#### PROMPT:
Write the data below out exactly as it stands. Do not include the pictures.

#### COLLECTED DATA:
============

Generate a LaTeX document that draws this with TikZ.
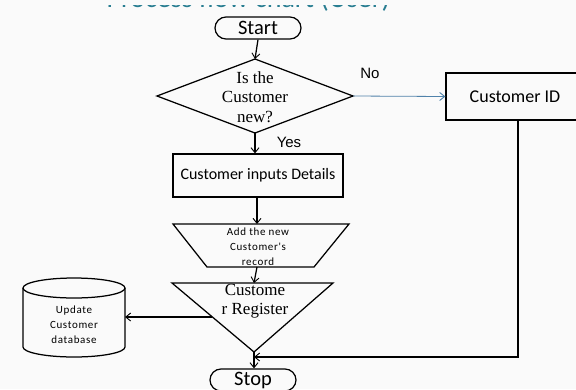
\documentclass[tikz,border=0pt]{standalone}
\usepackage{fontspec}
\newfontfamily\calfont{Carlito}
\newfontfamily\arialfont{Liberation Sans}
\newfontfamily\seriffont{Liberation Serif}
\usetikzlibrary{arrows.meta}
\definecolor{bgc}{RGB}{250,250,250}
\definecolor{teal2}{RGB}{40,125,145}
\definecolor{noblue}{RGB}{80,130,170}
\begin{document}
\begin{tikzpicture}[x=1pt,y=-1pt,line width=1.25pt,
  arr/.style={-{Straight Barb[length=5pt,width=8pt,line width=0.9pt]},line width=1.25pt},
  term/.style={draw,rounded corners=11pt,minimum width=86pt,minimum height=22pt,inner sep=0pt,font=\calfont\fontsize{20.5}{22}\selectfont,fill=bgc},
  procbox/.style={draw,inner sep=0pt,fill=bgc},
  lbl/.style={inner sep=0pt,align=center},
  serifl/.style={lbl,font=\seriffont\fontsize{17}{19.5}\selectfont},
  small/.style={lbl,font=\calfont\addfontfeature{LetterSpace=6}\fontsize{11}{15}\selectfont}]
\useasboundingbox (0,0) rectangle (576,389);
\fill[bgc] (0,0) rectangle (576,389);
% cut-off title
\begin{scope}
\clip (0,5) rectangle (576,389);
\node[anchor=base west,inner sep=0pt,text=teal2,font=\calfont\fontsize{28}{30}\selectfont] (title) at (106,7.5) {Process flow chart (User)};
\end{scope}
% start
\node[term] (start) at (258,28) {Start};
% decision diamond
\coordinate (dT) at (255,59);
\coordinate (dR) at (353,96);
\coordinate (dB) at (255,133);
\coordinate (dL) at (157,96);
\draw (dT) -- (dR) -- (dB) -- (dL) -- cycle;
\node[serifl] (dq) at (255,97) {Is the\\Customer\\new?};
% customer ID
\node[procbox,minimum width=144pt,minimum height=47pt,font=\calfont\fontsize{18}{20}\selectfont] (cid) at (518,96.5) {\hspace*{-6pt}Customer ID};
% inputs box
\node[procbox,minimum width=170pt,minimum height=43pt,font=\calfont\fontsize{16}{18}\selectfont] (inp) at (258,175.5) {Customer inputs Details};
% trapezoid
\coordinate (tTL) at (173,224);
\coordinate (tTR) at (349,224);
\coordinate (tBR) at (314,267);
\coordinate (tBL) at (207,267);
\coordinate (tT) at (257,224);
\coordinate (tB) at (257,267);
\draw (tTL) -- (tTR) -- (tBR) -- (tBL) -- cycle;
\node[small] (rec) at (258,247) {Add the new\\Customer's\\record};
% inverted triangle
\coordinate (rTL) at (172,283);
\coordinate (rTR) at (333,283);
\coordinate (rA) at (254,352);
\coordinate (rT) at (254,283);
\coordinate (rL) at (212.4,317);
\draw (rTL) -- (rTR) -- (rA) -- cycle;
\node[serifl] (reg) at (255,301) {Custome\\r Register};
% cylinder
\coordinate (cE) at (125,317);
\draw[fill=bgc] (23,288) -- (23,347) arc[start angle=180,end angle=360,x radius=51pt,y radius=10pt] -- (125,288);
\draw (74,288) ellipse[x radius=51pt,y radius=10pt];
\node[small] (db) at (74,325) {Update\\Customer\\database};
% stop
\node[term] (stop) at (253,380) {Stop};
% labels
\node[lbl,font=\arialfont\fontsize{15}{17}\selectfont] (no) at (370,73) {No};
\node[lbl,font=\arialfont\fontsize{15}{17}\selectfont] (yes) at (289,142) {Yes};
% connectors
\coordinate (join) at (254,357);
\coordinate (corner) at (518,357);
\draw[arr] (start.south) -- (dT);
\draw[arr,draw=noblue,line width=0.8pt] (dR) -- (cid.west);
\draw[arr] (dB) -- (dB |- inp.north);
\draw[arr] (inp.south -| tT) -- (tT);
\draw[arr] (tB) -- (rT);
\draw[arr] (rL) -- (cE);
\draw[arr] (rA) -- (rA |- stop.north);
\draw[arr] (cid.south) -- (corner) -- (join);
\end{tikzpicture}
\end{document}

============

#### ANSWER IN FULL:
Generate a LaTeX document that draws this with TikZ.
\documentclass[tikz,border=0pt]{standalone}
\usepackage{fontspec}
\newfontfamily\calfont{Carlito}
\newfontfamily\arialfont{Liberation Sans}
\newfontfamily\seriffont{Liberation Serif}
\usetikzlibrary{arrows.meta}
\definecolor{bgc}{RGB}{250,250,250}
\definecolor{teal2}{RGB}{40,125,145}
\definecolor{noblue}{RGB}{80,130,170}
\begin{document}
\begin{tikzpicture}[x=1pt,y=-1pt,line width=1.25pt,
  arr/.style={-{Straight Barb[length=5pt,width=8pt,line width=0.9pt]},line width=1.25pt},
  term/.style={draw,rounded corners=11pt,minimum width=86pt,minimum height=22pt,inner sep=0pt,font=\calfont\fontsize{20.5}{22}\selectfont,fill=bgc},
  procbox/.style={draw,inner sep=0pt,fill=bgc},
  lbl/.style={inner sep=0pt,align=center},
  serifl/.style={lbl,font=\seriffont\fontsize{17}{19.5}\selectfont},
  small/.style={lbl,font=\calfont\addfontfeature{LetterSpace=6}\fontsize{11}{15}\selectfont}]
\useasboundingbox (0,0) rectangle (576,389);
\fill[bgc] (0,0) rectangle (576,389);
% cut-off title
\begin{scope}
\clip (0,5) rectangle (576,389);
\node[anchor=base west,inner sep=0pt,text=teal2,font=\calfont\fontsize{28}{30}\selectfont] (title) at (106,7.5) {Process flow chart (User)};
\end{scope}
% start
\node[term] (start) at (258,28) {Start};
% decision diamond
\coordinate (dT) at (255,59);
\coordinate (dR) at (353,96);
\coordinate (dB) at (255,133);
\coordinate (dL) at (157,96);
\draw (dT) -- (dR) -- (dB) -- (dL) -- cycle;
\node[serifl] (dq) at (255,97) {Is the\\Customer\\new?};
% customer ID
\node[procbox,minimum width=144pt,minimum height=47pt,font=\calfont\fontsize{18}{20}\selectfont] (cid) at (518,96.5) {\hspace*{-6pt}Customer ID};
% inputs box
\node[procbox,minimum width=170pt,minimum height=43pt,font=\calfont\fontsize{16}{18}\selectfont] (inp) at (258,175.5) {Customer inputs Details};
% trapezoid
\coordinate (tTL) at (173,224);
\coordinate (tTR) at (349,224);
\coordinate (tBR) at (314,267);
\coordinate (tBL) at (207,267);
\coordinate (tT) at (257,224);
\coordinate (tB) at (257,267);
\draw (tTL) -- (tTR) -- (tBR) -- (tBL) -- cycle;
\node[small] (rec) at (258,247) {Add the new\\Customer's\\record};
% inverted triangle
\coordinate (rTL) at (172,283);
\coordinate (rTR) at (333,283);
\coordinate (rA) at (254,352);
\coordinate (rT) at (254,283);
\coordinate (rL) at (212.4,317);
\draw (rTL) -- (rTR) -- (rA) -- cycle;
\node[serifl] (reg) at (255,301) {Custome\\r Register};
% cylinder
\coordinate (cE) at (125,317);
\draw[fill=bgc] (23,288) -- (23,347) arc[start angle=180,end angle=360,x radius=51pt,y radius=10pt] -- (125,288);
\draw (74,288) ellipse[x radius=51pt,y radius=10pt];
\node[small] (db) at (74,325) {Update\\Customer\\database};
% stop
\node[term] (stop) at (253,380) {Stop};
% labels
\node[lbl,font=\arialfont\fontsize{15}{17}\selectfont] (no) at (370,73) {No};
\node[lbl,font=\arialfont\fontsize{15}{17}\selectfont] (yes) at (289,142) {Yes};
% connectors
\coordinate (join) at (254,357);
\coordinate (corner) at (518,357);
\draw[arr] (start.south) -- (dT);
\draw[arr,draw=noblue,line width=0.8pt] (dR) -- (cid.west);
\draw[arr] (dB) -- (dB |- inp.north);
\draw[arr] (inp.south -| tT) -- (tT);
\draw[arr] (tB) -- (rT);
\draw[arr] (rL) -- (cE);
\draw[arr] (rA) -- (rA |- stop.north);
\draw[arr] (cid.south) -- (corner) -- (join);
\end{tikzpicture}
\end{document}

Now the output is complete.